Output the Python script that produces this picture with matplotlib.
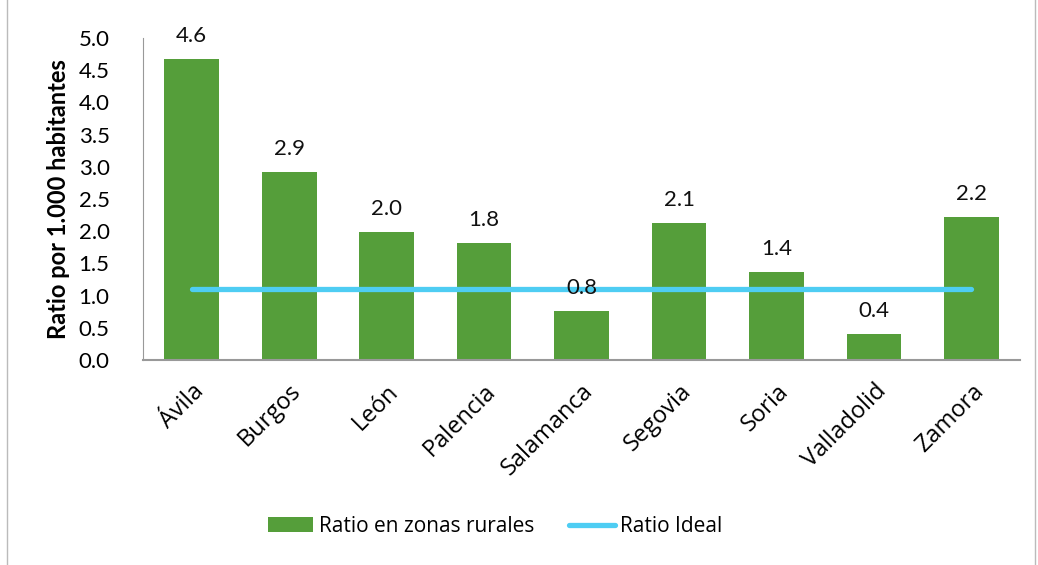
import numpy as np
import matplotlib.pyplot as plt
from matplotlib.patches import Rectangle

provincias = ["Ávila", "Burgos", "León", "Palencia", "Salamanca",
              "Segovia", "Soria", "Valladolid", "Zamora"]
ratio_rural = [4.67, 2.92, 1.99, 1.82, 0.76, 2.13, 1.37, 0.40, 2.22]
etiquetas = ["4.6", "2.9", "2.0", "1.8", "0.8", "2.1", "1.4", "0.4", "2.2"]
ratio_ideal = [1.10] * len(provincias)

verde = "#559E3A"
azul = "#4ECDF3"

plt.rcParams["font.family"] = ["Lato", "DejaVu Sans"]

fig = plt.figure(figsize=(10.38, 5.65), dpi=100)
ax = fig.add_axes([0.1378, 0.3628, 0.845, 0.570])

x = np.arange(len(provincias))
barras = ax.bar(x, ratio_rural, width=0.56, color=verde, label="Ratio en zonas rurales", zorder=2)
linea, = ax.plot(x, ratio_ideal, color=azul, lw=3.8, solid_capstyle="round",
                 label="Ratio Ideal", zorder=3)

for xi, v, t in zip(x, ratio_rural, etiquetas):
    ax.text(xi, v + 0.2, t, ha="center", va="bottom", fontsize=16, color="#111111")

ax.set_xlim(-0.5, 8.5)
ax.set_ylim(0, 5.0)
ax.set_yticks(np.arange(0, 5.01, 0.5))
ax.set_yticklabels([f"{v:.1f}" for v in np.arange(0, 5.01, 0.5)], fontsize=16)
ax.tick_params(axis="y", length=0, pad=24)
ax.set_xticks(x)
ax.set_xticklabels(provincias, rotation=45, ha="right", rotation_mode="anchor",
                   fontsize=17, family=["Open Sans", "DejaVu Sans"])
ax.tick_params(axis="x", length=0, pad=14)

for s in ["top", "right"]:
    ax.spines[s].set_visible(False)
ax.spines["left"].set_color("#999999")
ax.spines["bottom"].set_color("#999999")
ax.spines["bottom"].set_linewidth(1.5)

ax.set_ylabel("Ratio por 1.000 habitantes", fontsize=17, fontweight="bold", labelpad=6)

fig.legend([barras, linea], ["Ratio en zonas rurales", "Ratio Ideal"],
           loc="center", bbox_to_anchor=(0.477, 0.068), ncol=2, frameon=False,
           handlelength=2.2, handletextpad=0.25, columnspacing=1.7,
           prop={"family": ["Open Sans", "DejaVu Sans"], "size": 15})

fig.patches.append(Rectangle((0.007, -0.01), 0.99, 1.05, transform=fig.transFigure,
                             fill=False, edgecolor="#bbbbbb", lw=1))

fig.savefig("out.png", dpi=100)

## Exercise goal
Except for the pictures, give all the material above again verbatim.

## Result of this task
Output the Python script that produces this picture with matplotlib.
import numpy as np
import matplotlib.pyplot as plt
from matplotlib.patches import Rectangle

provincias = ["Ávila", "Burgos", "León", "Palencia", "Salamanca",
              "Segovia", "Soria", "Valladolid", "Zamora"]
ratio_rural = [4.67, 2.92, 1.99, 1.82, 0.76, 2.13, 1.37, 0.40, 2.22]
etiquetas = ["4.6", "2.9", "2.0", "1.8", "0.8", "2.1", "1.4", "0.4", "2.2"]
ratio_ideal = [1.10] * len(provincias)

verde = "#559E3A"
azul = "#4ECDF3"

plt.rcParams["font.family"] = ["Lato", "DejaVu Sans"]

fig = plt.figure(figsize=(10.38, 5.65), dpi=100)
ax = fig.add_axes([0.1378, 0.3628, 0.845, 0.570])

x = np.arange(len(provincias))
barras = ax.bar(x, ratio_rural, width=0.56, color=verde, label="Ratio en zonas rurales", zorder=2)
linea, = ax.plot(x, ratio_ideal, color=azul, lw=3.8, solid_capstyle="round",
                 label="Ratio Ideal", zorder=3)

for xi, v, t in zip(x, ratio_rural, etiquetas):
    ax.text(xi, v + 0.2, t, ha="center", va="bottom", fontsize=16, color="#111111")

ax.set_xlim(-0.5, 8.5)
ax.set_ylim(0, 5.0)
ax.set_yticks(np.arange(0, 5.01, 0.5))
ax.set_yticklabels([f"{v:.1f}" for v in np.arange(0, 5.01, 0.5)], fontsize=16)
ax.tick_params(axis="y", length=0, pad=24)
ax.set_xticks(x)
ax.set_xticklabels(provincias, rotation=45, ha="right", rotation_mode="anchor",
                   fontsize=17, family=["Open Sans", "DejaVu Sans"])
ax.tick_params(axis="x", length=0, pad=14)

for s in ["top", "right"]:
    ax.spines[s].set_visible(False)
ax.spines["left"].set_color("#999999")
ax.spines["bottom"].set_color("#999999")
ax.spines["bottom"].set_linewidth(1.5)

ax.set_ylabel("Ratio por 1.000 habitantes", fontsize=17, fontweight="bold", labelpad=6)

fig.legend([barras, linea], ["Ratio en zonas rurales", "Ratio Ideal"],
           loc="center", bbox_to_anchor=(0.477, 0.068), ncol=2, frameon=False,
           handlelength=2.2, handletextpad=0.25, columnspacing=1.7,
           prop={"family": ["Open Sans", "DejaVu Sans"], "size": 15})

fig.patches.append(Rectangle((0.007, -0.01), 0.99, 1.05, transform=fig.transFigure,
                             fill=False, edgecolor="#bbbbbb", lw=1))

fig.savefig("out.png", dpi=100)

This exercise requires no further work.